Ce qu’on oublie souvent, d’ailleurs, c’est que de trois ans en trois ans, la hausse de valeurs des maisons a tendance à s’autoréguler un tant soit peu d’un village à l’autre, naturellement, en fonction de l’état du marché immobilier.
Le système est certes perfectible, mais comment ? Quel est le plan de match de la municipalité? Que propose-t-on? Faire modifier la Loi sur la fiscalité municipale nécessiterait un vaste mouvement des municipalités, et surtout, une formule alternative. Les unions municipales ont souvent débattu de la question, mais personne n’a trouvé de solution parfaite, ni même meilleure que la formule actuelle. Se soustraire à la loi ? Obtenir un aménagement particulier ? On voit mal en quoi l’insularité deviendrait un facteur dans l’application d’une formule basée sur la loi du marché.
Poursuivre l’exercice
En attendant, il ne faut pas négliger l’importance de la révision du rôle en matière d’information sur la conjoncture. Le marché immobilier reflète l’état de l’économie. On sait déjà que la construction résidentielle est au plus bas, tandis que selon des observateurs, les maisons ne se vendent plus, ou sinon à rabais. Si cela s’avère, l’évaluation entamerait un cycle de décroissance, résultant en une baisse de l’assiette fiscale municipale. Pour maintenir ses revenus, la municipalité devrait donc rehausser le taux de taxes afin de compenser la stagnation de la valeur des propriétés. Si l’augmentation de la valeur des propriétés, associée à une certaine spéculation, était décriée depuis des années, l’effondrement du marché serait bien pire.
Pour la municipalité, cela entraînerait aussi un exercice budgétaire périlleux, six mois avant les élections municipales. La révision du rôle doit cependant faire fi de toutes considérations politiques et aller de l’avant pour nous donner l’heure juste. L’évaluation municipale et l’accès à cette information pour tous répondent d’ailleurs à une nécessité de transparence prescrite dans la loi.

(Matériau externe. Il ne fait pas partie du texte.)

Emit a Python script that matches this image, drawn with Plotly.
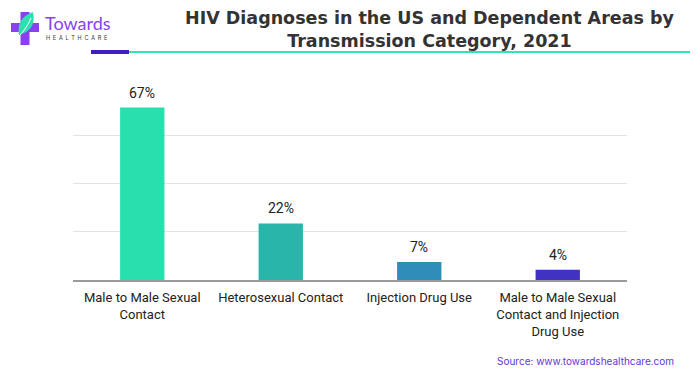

Suite à un appel d’offres, la municipalité a accordé à la firme Servitech, en janvier 2014, le mandat de l’évaluation foncière, sa mise à jour en continu et la révision triennale, pour une durée de 6 ans. Un contrat d’une valeur de 2,8 millions de dollars, ce qui paraît certes appréciable, mais qui se situe dans les prix du marché. La révision du rôle pour 2017 est d’ailleurs déjà entamée et doit se poursuivre. Le ministère des Affaires municipales doit faire preuve d’ouverture et accepter la discussion sur les effets parfois pervers de la formule actuelle, sans pour autant suspendre les procédures régulières de révision. Ce chantier de révision de la loi sur la fiscalité, si la municipalité souhaite s’y investir, en est un de très longue haleine.